Note: Please read to the end before marking this as duplicate. While it's similar, the scope of what I'm looking for in an answer extends beyond what the previous question was asking for.
Widespread practice, which I tend to agree with, tends to be treating close
purely as a resource-deallocation function for file descriptors rather than a potential IO operation with meaningful failure cases. And indeed, prior to the resolution of issue 529, POSIX left the state of the file descriptor (i.e. whether it was still allocated or not) unspecified after errors, making it impossible to respond portably to errors in any meaningful way.
However, a lot of GNU software goes to great lengths to check for errors from close
, and the Linux man page for close
calls failure to do so "a common but nevertheless serious programming error". NFS and quotas are cited as circumstances under which close
might produce an error but does not give details.
What are the situations under which close
might fail, on real-world systems, and are they relevant today? I'm particularly interested in knowing whether there are any modern systems where close
fails for any non-NFS, non-device-node-specific reasons, and as for NFS or device-related failures, under what conditions (e.g. configurations) they might be seen.
Once upon a time (24 march, 2007), Eric Sosman had the following tale to share in the comp.lang.c newsgroup:
(Let me begin by confessing to a little white lie: It wasn't
fclose() whose failure went undetected, but the POSIX close()
function; this part of the application used POSIX I/O. The lie
is harmless, though, because the C I/O facilities would have
failed in exactly the same way, and an undetected failure would
have had the same consequences.
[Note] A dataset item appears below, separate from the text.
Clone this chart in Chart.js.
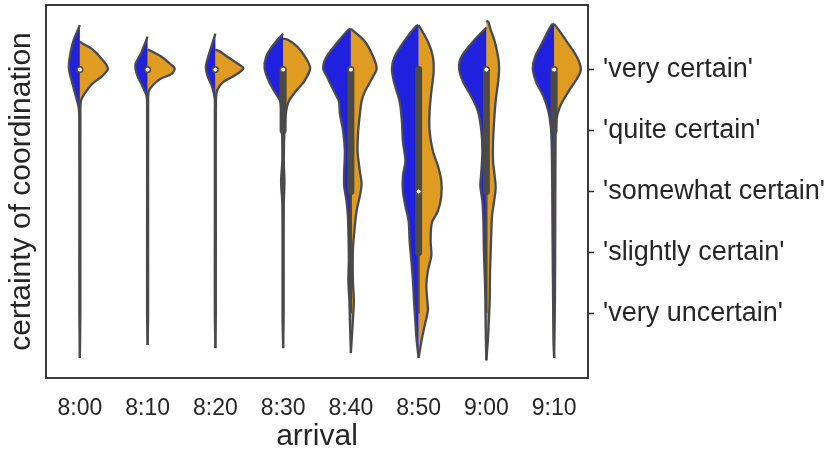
<!DOCTYPE html>
<html>
<head>
<meta charset="utf-8">
<script src="https://cdn.jsdelivr.net/npm/chart.js@4/dist/chart.umd.min.js"></script>
<style>
  html, body { margin: 0; padding: 0; background: #fff; }
</style>
</head>
<body>
<canvas id="chart" width="829" height="453"></canvas>
<script>
const arrivals = ["8:00", "8:10", "8:20", "8:30", "8:40", "8:50", "9:00", "9:10"];
const certaintyTicks = [1, 2, 3, 4, 5];
const certaintyLabels = ["'very uncertain'", "'slightly certain'", "'somewhat certain'", "'quite certain'", "'very certain'"];

// half violin outlines, top to bottom: [certainty, density half width]
const blueHalves = [
  [[5.73,0],[5.46,0.099],[5.21,0.148],[5.02,0.162],[4.80,0.118],[4.56,0.059],[4.35,0.015],[3.99,0.009],[2.5,0.008],[1.0,0.008],[0.27,0]],
  [[5.54,0],[5.29,0.089],[5.10,0.177],[5.02,0.18],[4.89,0.148],[4.72,0.074],[4.56,0.015],[4.3,0.008],[2.5,0.008],[1.0,0.008],[0.48,0]],
  [[5.59,0],[5.29,0.084],[5.10,0.133],[5.02,0.14],[4.89,0.114],[4.72,0.049],[4.53,0.01],[4.3,0.008],[2.5,0.008],[1.0,0.008],[0.43,0]],
  [[5.59,0],[5.38,0.162],[5.21,0.251],[5.02,0.273],[4.80,0.207],[4.61,0.111],[4.48,0.044],[4.23,0.022],[3.99,0.015],[3.5,0.012],[3.17,0.03],[2.8,0.012],[2.0,0.009],[1.0,0.009],[0.43,0]],
  [[5.67,0],[5.65,0.04],[5.46,0.188],[5.21,0.359],[5.02,0.409],[4.89,0.355],[4.64,0.247],[4.48,0.177],[4.27,0.162],[3.99,0.114],[3.66,0.089],[3.33,0.099],[3.09,0.099],[2.84,0.064],[2.60,0.044],[2.36,0.037],[1.87,0.03],[1.54,0.037],[1.21,0.022],[0.89,0.015],[0.35,0]],
  [[5.73,0],[5.71,0.04],[5.46,0.217],[5.21,0.355],[5.02,0.394],[4.80,0.365],[4.48,0.281],[4.15,0.247],[3.82,0.232],[3.50,0.196],[3.25,0.232],[3.01,0.232],[2.76,0.196],[2.52,0.148],[2.19,0.133],[1.87,0.108],[1.54,0.084],[1.21,0.069],[0.89,0.049],[0.56,0.03],[0.27,0]],
  [[5.69,0],[5.46,0.196],[5.21,0.369],[5.02,0.403],[4.80,0.344],[4.56,0.222],[4.31,0.123],[3.99,0.074],[3.66,0.059],[3.33,0.074],[3.09,0.089],[2.84,0.059],[2.52,0.044],[2.03,0.037],[1.54,0.022],[1.21,0.015],[0.72,0.01],[0.23,0]],
  [[5.75,0],[5.73,0.04],[5.46,0.167],[5.21,0.281],[5.02,0.315],[4.80,0.266],[4.56,0.158],[4.31,0.084],[4.07,0.049],[3.82,0.037],[3.33,0.03],[2.84,0.027],[2.03,0.022],[1.21,0.015],[0.56,0.01],[0.27,0]]
];
const orangeHalves = [
  [[5.46,0],[5.42,0.05],[5.34,0.177],[5.21,0.295],[5.02,0.414],[4.89,0.325],[4.76,0.177],[4.59,0.06],[4.48,0.015],[4.2,0.008],[2.5,0.007],[1.0,0.007],[0.27,0]],
  [[5.33,0],[5.30,0.06],[5.21,0.207],[5.10,0.325],[5.02,0.399],[4.93,0.355],[4.84,0.177],[4.72,0.059],[4.64,0.015],[4.4,0.008],[2.5,0.007],[1.0,0.007],[0.48,0]],
  [[5.33,0],[5.30,0.06],[5.21,0.177],[5.10,0.325],[5.02,0.414],[4.89,0.266],[4.80,0.118],[4.67,0.03],[4.5,0.009],[2.5,0.007],[1.0,0.007],[0.43,0]],
  [[5.51,0],[5.49,0.07],[5.38,0.207],[5.21,0.325],[5.02,0.399],[4.80,0.306],[4.64,0.183],[4.48,0.084],[4.31,0.044],[4.07,0.022],[3.5,0.01],[3.17,0.02],[2.8,0.01],[2.0,0.008],[1.0,0.008],[0.43,0]],
  [[5.67,0],[5.46,0.207],[5.21,0.33],[5.02,0.38],[4.89,0.33],[4.64,0.207],[4.48,0.158],[4.27,0.133],[3.99,0.108],[3.66,0.099],[3.33,0.133],[3.12,0.158],[2.93,0.133],[2.68,0.084],[2.36,0.052],[2.03,0.03],[1.54,0.03],[1.21,0.044],[0.89,0.03],[0.35,0]],
  [[5.73,0],[5.46,0.137],[5.21,0.211],[4.97,0.222],[4.64,0.188],[4.31,0.162],[3.99,0.162],[3.66,0.211],[3.42,0.285],[3.17,0.335],[2.93,0.335],[2.68,0.285],[2.49,0.196],[2.19,0.177],[1.95,0.188],[1.70,0.137],[1.46,0.114],[1.21,0.128],[1.05,0.137],[0.80,0.089],[0.56,0.044],[0.27,0]],
  [[5.80,0],[5.78,0.03],[5.67,0.059],[5.46,0.123],[5.21,0.173],[5.02,0.188],[4.80,0.173],[4.48,0.137],[4.15,0.114],[3.82,0.099],[3.50,0.099],[3.25,0.123],[3.06,0.137],[2.84,0.114],[2.60,0.084],[2.19,0.069],[1.70,0.055],[1.21,0.049],[0.89,0.037],[0.56,0.022],[0.23,0]],
  [[5.75,0],[5.62,0.089],[5.46,0.188],[5.21,0.335],[5.02,0.394],[4.89,0.359],[4.64,0.211],[4.40,0.089],[4.18,0.034],[3.91,0.022],[2.84,0.018],[1.21,0.012],[0.27,0]]
];

// inner box per arrival
const q1 = [5, 5, 5, 4, 3, 2, 3, 4];
const medians = [5, 5, 5, 5, 5, 3, 5, 5];
const q3 = [5, 5, 5, 5, 5, 5, 5, 5];
const whiskerLow = [5, 5, 5, 3, 1, 1, 1, 3];
const whiskerHigh = [5, 5, 5, 5, 5, 5, 5, 5];

const BLUE = "#2020df";
const ORANGE = "#df9c20";
const GRAY = "#4a4a4a";
const INK = "#262626";
const FONT = "'Liberation Sans', Arial, sans-serif";

function halfViolin(i, outline, side) {
  return outline.map(([y, w]) => ({ x: i + side * w, y: y }));
}

const datasets = [];
arrivals.forEach((a, i) => {
  [[blueHalves[i], -1, BLUE], [orangeHalves[i], 1, ORANGE]].forEach(([outline, side, color]) => {
    datasets.push({
      data: halfViolin(i, outline, side),
      backgroundColor: color,
      borderColor: GRAY,
      borderWidth: 2.3,
      borderJoinStyle: "round",
      fill: "shape",
      tension: 0.3,
      pointRadius: 0,
      order: 3
    });
  });
  datasets.push({
    data: [{ x: i, y: whiskerLow[i] }, { x: i, y: whiskerHigh[i] }],
    borderColor: GRAY, borderWidth: 2.3, pointRadius: 0, fill: false, order: 2
  });
  datasets.push({
    data: [{ x: i, y: q1[i] }, { x: i, y: q3[i] }],
    borderColor: GRAY, borderWidth: 7, borderCapStyle: "round", pointRadius: 0, fill: false, order: 1
  });
});
datasets.push({
  data: medians.map((m, i) => ({ x: i, y: m })),
  showLine: false,
  pointRadius: 2.5,
  pointBackgroundColor: "#fff",
  pointBorderColor: GRAY,
  pointBorderWidth: 1,
  order: 0
});

// box around the plot area
const frame = {
  id: "frame",
  afterDatasetsDraw(chart) {
    const { left, top, right, bottom } = chart.chartArea;
    const ctx = chart.ctx;
    ctx.save();
    ctx.strokeStyle = INK;
    ctx.lineWidth = 1.8;
    ctx.strokeRect(left, top, right - left, bottom - top);
    ctx.restore();
  }
};

function noPadding(s) {
  s.paddingTop = 0;
  s.paddingBottom = 0;
  s.paddingLeft = 0;
  s.paddingRight = 0;
}

new Chart(document.getElementById("chart"), {
  type: "line",
  data: { datasets },
  plugins: [frame],
  options: {
    responsive: false,
    animation: false,
    layout: { padding: { top: 3 } },
    plugins: { legend: { display: false }, tooltip: { enabled: false } },
    scales: {
      x: {
        type: "linear",
        min: -0.5,
        max: 7.5,
        afterBuildTicks: s => { s.ticks = arrivals.map((a, i) => ({ value: i })); },
        afterFit: s => { s.height = 75; noPadding(s); },
        ticks: {
          callback: v => arrivals[v],
          autoSkip: false,
          maxRotation: 0,
          padding: 9,
          color: INK,
          font: { family: FONT, size: 23 }
        },
        grid: { display: false },
        border: { display: false },
        title: { display: true, text: "arrival", color: INK, padding: 0, font: { family: FONT, size: 30, lineHeight: 1.1 } }
      },
      y: {
        type: "linear",
        position: "right",
        min: -0.06,
        max: 6.06,
        afterBuildTicks: s => { s.ticks = certaintyTicks.map(v => ({ value: v })); },
        afterFit: s => { s.width = 241; noPadding(s); },
        ticks: {
          callback: v => certaintyLabels[certaintyTicks.indexOf(v)],
          padding: 9,
          color: INK,
          font: { family: FONT, size: 27 }
        },
        grid: { display: true, drawOnChartArea: false, drawTicks: true, tickLength: 6, tickColor: INK, tickWidth: 1.5 },
        border: { display: false }
      },
      yLeft: {
        type: "linear",
        position: "left",
        min: -0.06,
        max: 6.06,
        afterFit: s => { s.width = 46; noPadding(s); },
        ticks: { display: false },
        grid: { display: false },
        border: { display: false },
        title: { display: true, text: "certainty of coordination", color: INK, padding: { top: 4, bottom: 0 }, font: { family: FONT, size: 30 } }
      }
    }
  }
});
</script>
</body>
</html>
I'll describe what happened in
terms of C's I/O to avoid dwelling on POSIX too much.)
The situation was very much as Richard Tobin described.
The application was a document management system that loaded a
document file into memory, applied the user's edits to the in-
memory copy, and then wrote everything to a new file when told
to save the edits. It also maintained a one-level "old version"
backup for safety's sake: the Save operation wrote to a temp
file, and then if that was successful it deleted the old backup,
renamed the old document file to the backup name, and renamed the
temp file to the document. bak -> trash, doc -> bak, tmp -> doc.
The write-to-temp-file step checked almost everything. The
fopen(), obviously, but also all the fwrite()s and even a final
fflush() were checked for error indications -- but the fclose()
was not. And on one system it happened that the last few disk
blocks weren't actually allocated until fclose() -- the I/O
system sat atop VMS' lower-level file access machinery, and a
little bit of asynchrony was inherent in the arrangement.
The customer's system had disk quotas enabled, and the
victim was right up close to his limit. He opened a document,
edited for a while, saved his work thus far, and exceeded his
quota -- which went undetected because the error didn't appear
until the unchecked fclose(). Thinking that the save succeeded,
the application discarded the old backup, renamed the original
document to become the backup, and renamed the truncated temp
file to be the new document. The user worked a little longer
and saved again -- same thing, except you'll note that this time
the only surviving complete file got deleted, and both the
backup and the master document file are truncated. Result: the
whole document file became trash, not just the latest session
of work but everything that had gone before.
As Murphy would have it, the victim was the boss of the
department that had purchased several hundred licenses for our
software, and I got the privilege of flying to St. Louis to be
thrown to the lions.
[...]
In this case, the failure of fclose() would (if detected) have
stopped the delete-and-rename sequence. The user would have been
told "Hey, there was a problem saving the document; do something
about it and try again. Meanwhile, nothing has changed on disk."
Even if he'd been unable to save his latest batch of work, he would
at least not have lost everything that went before.
Consider the inverse of your question: "Under what situations can we guarantee that close
will succeed?" The answer is:
- when you call it correctly, and
- when you know that the file system the file is on does not return errors from
close
in this OS and Kernel version
If you are convinced that you program doesn't have any logic errors and you have complete control over the Kernel and file system, then you don't need to check the return value of close
.
Otherwise, you have to ask yourself how much you care about diagnosing problems with close
. I think there is value in checking and logging the error for diagnostic purposes:
- If a coder makes a logic error and passes an invalid fd to
close
, then you'll be able to quickly track it down. This may help to catch a bug early before it causes problems.
- If a user runs the program in an environment where
close
does return an error when (for example) data was not flushed, then you'll be able to quickly diagnose why the data got corrupted. It's an easy red flag because you know the error should not occur.